* _REQUIRED WORK_: Will you output the lines between the ones holding "Generate a Python" and "plt.rcParams['font.family'] = ['Liberation", inclusive, exactly as they stand, and only those lines, with the pictures left out?

[START OF RECORDS TO PROCESS]

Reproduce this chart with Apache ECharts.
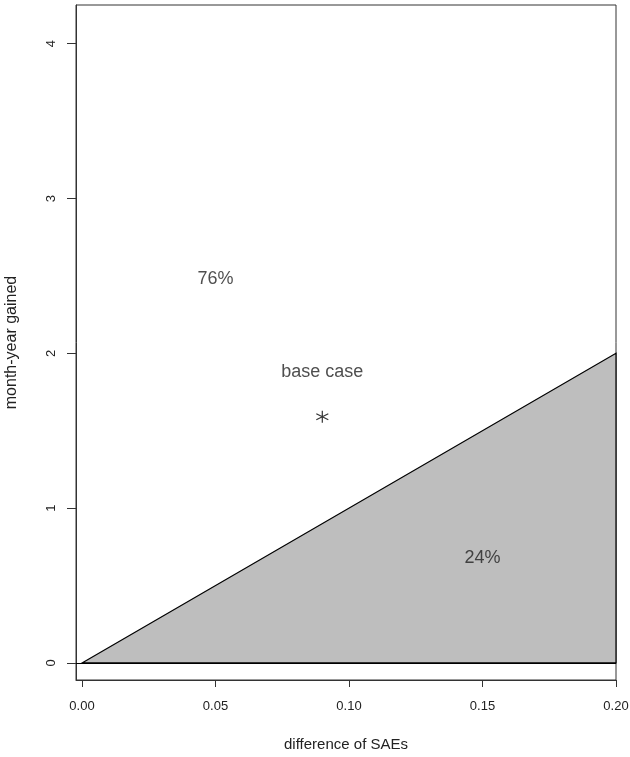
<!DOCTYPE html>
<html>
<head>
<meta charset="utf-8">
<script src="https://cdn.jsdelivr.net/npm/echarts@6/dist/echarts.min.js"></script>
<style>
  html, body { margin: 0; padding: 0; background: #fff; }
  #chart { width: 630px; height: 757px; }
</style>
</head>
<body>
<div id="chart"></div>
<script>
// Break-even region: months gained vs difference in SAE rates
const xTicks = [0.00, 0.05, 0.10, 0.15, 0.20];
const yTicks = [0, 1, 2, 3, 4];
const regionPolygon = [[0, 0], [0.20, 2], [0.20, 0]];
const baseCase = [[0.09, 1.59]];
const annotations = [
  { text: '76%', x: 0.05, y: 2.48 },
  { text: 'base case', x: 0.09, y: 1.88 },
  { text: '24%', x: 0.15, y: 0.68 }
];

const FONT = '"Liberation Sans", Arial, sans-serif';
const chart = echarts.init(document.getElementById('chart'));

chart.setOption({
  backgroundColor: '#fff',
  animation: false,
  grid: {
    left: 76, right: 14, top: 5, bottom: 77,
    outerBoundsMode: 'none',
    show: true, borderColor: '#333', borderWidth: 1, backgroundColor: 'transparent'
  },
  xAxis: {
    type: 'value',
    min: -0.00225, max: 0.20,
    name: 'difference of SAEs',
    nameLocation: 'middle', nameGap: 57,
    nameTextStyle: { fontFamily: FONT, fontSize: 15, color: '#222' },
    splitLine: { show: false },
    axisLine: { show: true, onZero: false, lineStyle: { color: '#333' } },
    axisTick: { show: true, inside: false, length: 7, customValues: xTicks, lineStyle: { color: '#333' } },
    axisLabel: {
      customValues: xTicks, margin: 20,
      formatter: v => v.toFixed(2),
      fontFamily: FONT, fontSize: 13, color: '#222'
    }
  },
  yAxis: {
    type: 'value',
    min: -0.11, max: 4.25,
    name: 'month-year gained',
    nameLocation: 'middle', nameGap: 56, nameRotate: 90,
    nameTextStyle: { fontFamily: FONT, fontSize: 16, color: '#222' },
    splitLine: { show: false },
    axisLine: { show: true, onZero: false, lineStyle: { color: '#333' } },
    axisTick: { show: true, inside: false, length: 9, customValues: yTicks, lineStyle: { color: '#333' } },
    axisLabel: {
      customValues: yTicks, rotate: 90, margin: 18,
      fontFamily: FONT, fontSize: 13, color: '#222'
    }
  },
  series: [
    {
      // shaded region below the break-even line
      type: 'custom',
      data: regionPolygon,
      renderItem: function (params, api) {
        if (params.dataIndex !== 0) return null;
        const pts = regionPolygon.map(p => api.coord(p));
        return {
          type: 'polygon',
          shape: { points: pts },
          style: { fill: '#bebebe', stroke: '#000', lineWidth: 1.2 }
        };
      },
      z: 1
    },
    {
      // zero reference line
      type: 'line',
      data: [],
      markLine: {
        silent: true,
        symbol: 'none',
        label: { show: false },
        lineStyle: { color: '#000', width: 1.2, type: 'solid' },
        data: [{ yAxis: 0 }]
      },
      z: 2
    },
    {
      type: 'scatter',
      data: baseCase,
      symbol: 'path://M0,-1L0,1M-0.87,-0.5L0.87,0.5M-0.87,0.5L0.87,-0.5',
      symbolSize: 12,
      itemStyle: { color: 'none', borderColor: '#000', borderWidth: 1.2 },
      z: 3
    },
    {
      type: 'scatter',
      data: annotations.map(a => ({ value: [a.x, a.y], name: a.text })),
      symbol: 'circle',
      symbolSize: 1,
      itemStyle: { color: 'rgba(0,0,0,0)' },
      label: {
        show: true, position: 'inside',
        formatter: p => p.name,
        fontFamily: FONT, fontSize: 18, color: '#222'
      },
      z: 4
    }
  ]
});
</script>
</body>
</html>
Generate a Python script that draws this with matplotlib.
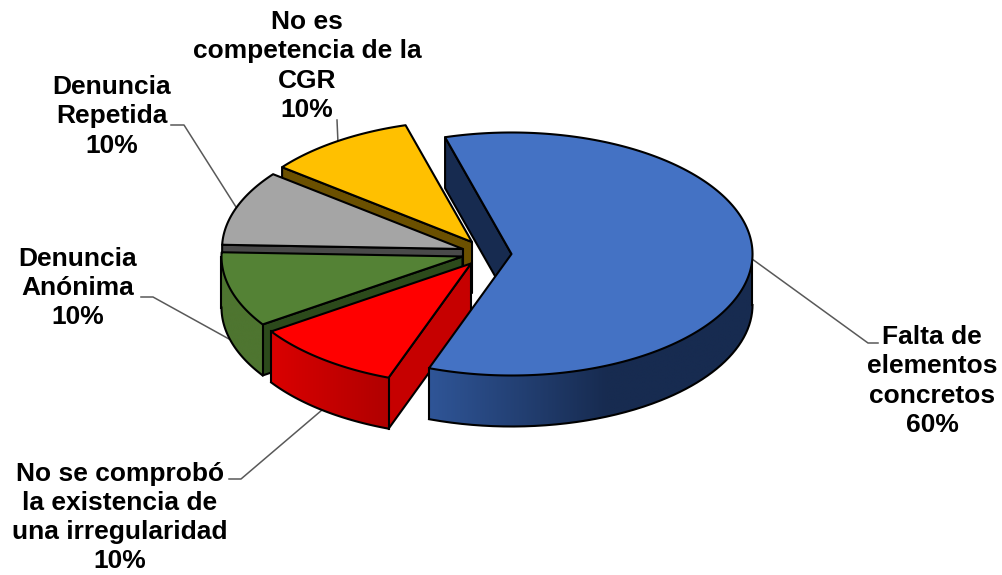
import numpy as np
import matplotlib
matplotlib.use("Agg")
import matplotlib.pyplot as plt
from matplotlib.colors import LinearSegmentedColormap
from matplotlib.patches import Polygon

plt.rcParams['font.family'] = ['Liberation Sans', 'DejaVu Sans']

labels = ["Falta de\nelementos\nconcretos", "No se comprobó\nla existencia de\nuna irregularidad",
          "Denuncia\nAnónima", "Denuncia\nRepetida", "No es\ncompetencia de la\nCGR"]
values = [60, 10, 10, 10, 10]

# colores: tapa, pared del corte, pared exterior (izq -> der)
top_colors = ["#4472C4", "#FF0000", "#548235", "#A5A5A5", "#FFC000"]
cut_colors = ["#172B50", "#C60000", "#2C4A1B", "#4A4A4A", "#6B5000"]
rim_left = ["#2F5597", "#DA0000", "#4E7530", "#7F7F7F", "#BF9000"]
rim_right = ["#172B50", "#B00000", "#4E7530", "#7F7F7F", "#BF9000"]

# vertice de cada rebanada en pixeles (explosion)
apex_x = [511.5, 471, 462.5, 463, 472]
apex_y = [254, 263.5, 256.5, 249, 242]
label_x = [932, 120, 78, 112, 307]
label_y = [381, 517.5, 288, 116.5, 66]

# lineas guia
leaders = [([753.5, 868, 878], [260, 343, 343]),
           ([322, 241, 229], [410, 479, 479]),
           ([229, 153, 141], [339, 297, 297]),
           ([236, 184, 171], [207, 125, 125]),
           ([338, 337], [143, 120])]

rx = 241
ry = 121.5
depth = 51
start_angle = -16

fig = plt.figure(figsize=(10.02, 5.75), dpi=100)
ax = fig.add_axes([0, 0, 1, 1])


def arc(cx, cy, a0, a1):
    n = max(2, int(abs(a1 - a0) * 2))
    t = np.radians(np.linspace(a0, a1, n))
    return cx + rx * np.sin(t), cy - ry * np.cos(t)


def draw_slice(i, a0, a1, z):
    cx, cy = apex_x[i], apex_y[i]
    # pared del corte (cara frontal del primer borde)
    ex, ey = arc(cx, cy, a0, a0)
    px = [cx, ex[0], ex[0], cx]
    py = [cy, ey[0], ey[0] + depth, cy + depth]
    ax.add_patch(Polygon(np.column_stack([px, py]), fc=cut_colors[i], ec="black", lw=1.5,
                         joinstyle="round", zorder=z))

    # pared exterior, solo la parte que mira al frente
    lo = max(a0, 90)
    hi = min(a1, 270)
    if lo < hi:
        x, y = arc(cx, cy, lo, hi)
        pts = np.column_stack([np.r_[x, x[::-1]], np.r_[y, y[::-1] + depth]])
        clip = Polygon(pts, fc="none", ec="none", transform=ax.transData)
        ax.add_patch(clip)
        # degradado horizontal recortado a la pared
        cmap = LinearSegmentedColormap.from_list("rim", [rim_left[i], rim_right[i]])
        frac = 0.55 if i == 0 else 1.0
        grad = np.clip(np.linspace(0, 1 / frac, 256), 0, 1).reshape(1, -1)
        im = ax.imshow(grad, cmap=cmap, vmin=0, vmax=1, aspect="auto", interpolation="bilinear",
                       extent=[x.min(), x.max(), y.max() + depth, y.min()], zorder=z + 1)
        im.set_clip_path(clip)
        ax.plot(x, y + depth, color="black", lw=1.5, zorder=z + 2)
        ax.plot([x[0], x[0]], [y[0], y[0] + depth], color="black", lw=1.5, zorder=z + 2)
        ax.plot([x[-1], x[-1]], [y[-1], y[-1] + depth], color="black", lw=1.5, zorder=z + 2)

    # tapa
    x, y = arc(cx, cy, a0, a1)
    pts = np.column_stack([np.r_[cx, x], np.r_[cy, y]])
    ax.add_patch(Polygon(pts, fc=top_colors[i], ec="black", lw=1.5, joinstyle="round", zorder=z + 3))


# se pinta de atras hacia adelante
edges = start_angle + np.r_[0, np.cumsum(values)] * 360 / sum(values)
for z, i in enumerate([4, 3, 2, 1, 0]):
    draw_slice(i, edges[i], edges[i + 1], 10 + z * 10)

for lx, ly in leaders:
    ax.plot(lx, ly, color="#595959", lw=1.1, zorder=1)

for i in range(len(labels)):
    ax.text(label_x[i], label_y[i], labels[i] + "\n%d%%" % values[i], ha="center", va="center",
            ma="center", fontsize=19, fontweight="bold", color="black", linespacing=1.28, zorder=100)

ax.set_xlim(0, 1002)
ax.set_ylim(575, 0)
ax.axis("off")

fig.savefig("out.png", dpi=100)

[END OF RECORDS TO PROCESS]

* _RESPONSE BELOW_:
Generate a Python script that draws this with matplotlib.
import numpy as np
import matplotlib
matplotlib.use("Agg")
import matplotlib.pyplot as plt
from matplotlib.colors import LinearSegmentedColormap
from matplotlib.patches import Polygon

plt.rcParams['font.family'] = ['Liberation Sans', 'DejaVu Sans']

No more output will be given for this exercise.